The paper suggests that private credit professionals had a historic advantage over bankers because they focused on a few sectors: "Their specialisation in narrow market segments could provide informational advantages," suggests Avalos.
Avalos says that these specialisation-derived advantages were compounded by a lower cost of equity in the past. Unfortunately, both these advantages are now being eroded.
The charts below, taken from the report, show the extent to which private credit funds are specialised. Private credit started out with a focus on three key sectors: manufacturing, TMT, and industrials product sectors. These represented ~63% of its deals in 2010. In 2023, that was down to ~42% of deals.
Avalos' report also refers to Herfindahl-Hirschman indices (HHI), a measure used in portfolio management to determine how concentrated a portfolio is in a single sector. For US-based private credit funds, this went from approximately in 0.9 in 2000 to approximately 0.66 in 0.25.
Diversification is only likely to increase. As private credit funds pursue retail investors' assets, Avalos says it's inevitable. Private credit returns may fall as a result.
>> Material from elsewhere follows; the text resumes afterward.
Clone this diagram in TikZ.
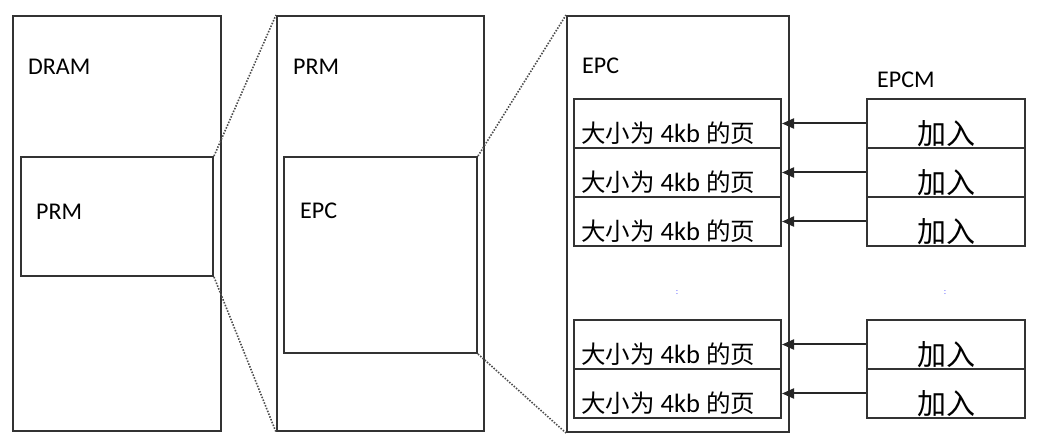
\documentclass[tikz,border=0pt]{standalone}
\usepackage{fontspec}
\setmainfont{Carlito}
\newfontfamily\cjk{Noto Sans CJK SC}
\usetikzlibrary{arrows.meta}
\begin{document}
\begin{tikzpicture}[x=1pt,y=-1pt,
  box/.style={draw=black!80,line width=2pt,inner sep=0pt,rectangle},
  lbl/.style={anchor=west,inner sep=0pt,font=\fontsize{24}{26}\selectfont},
  pagetxt/.style={anchor=west,inner sep=0pt,font=\fontsize{26.5}{28}\selectfont},
  jrtxt/.style={inner sep=0pt,font=\cjk\fontsize{29}{30}\selectfont},
  zoomline/.style={draw=black!70,line width=1.6pt,dash pattern=on 1.5pt off 1.5pt},
  ptr/.style={draw=black!85,line width=2pt,-{Triangle[length=12pt,width=10pt]}},
  vdots/.style={inner sep=0pt,text=blue!60,font=\fontsize{9}{9}\selectfont}]
\useasboundingbox (0,0) rectangle (1045,438);
% big boxes
\node[box,minimum width=208,minimum height=415] (dram) at (117,223.5) {};
\node[box,minimum width=192,minimum height=119] (prmA) at (117,216.5) {};
\node[box,minimum width=207,minimum height=415] (prm) at (380.5,223.5) {};
\node[box,minimum width=193,minimum height=196] (epcA) at (380.5,255) {};
\node[box,minimum width=222,minimum height=416] (epc) at (678,224) {};
% zoom lines
\draw[zoomline] (prmA.north east) -- (prm.north west);
\draw[zoomline] (prmA.south east) -- (prm.south west);
\draw[zoomline] (epcA.north east) -- (epc.north west);
\draw[zoomline] (epcA.south east) -- (epc.south west);
% labels
\node[lbl] (tdram) at (28,67) {DRAM};
\node[lbl] (tprmA) at (36,212) {PRM};
\node[lbl] (tprm) at (293,67) {PRM};
\node[lbl] (tepcA) at (300,211) {EPC};
\node[lbl] (tepc) at (582,66) {EPC};
\node[lbl] (tepcm) at (877,80) {EPCM};
% page boxes
\foreach \i/\y in {1/123.5,2/172.5,3/221.5,4/344.5,5/393.5}{
  \node[box,minimum width=207,minimum height=49] (p\i) at (677.5,\y) {};
  \node[box,minimum width=158,minimum height=49] (m\i) at (946,\y) {};
  \node[pagetxt] (pt\i) at (581,\y+10) {{\cjk\fontsize{24.5}{26}\selectfont 大小为} 4kb {\cjk\fontsize{24.5}{26}\selectfont 的页}};
  \node[jrtxt] (mt\i) at (946,\y+10) {加入};
  \draw[ptr] (m\i.west) -- (p\i.east);
}
\node[vdots] (d1) at (677,293) {:};
\node[vdots] (d2) at (945,293) {:};
\end{tikzpicture}
\end{document}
Avalos' report also says that private credit funds derived historic advantages from their lower cost of equity (CoE). Business Development Companies (BDCs), which are exchange-listed vehicles through which investors can put money into private credit firms, have had lower CoE than banks, but higher costs of debt; these differences are converging. Basically, it's becoming less financially advantageous to invest in private credit through a BDC.
Costs of equity and debt for BDCs and banks, and the convergence of cost of capital
The concern is that returns offered by private credit funds are not sustainable in the long term. “Private credit, being a fairly young asset class, has not yet gone through a full credit cycle,” Avalos et al say. “It remains to be seen whether the expected returns of private credit are commensurate with the risk-taking involved or whether lending standards deteriorate in the face of continued credit expansion.”
It doesn't help that the gains of private credit aren’t freakishly good anyway. A separate research paper written last year by Isil Erel and others for the US national bureau of economic research suggested that “the risk-adjusted abnormal return on $1 of capital invested in private credit funds is indistinguishable from zero.”
The implication is that private credit professionals might struggle to outperform lending bankers in the future. They had the upper hand, but it's being dragged lower and lower.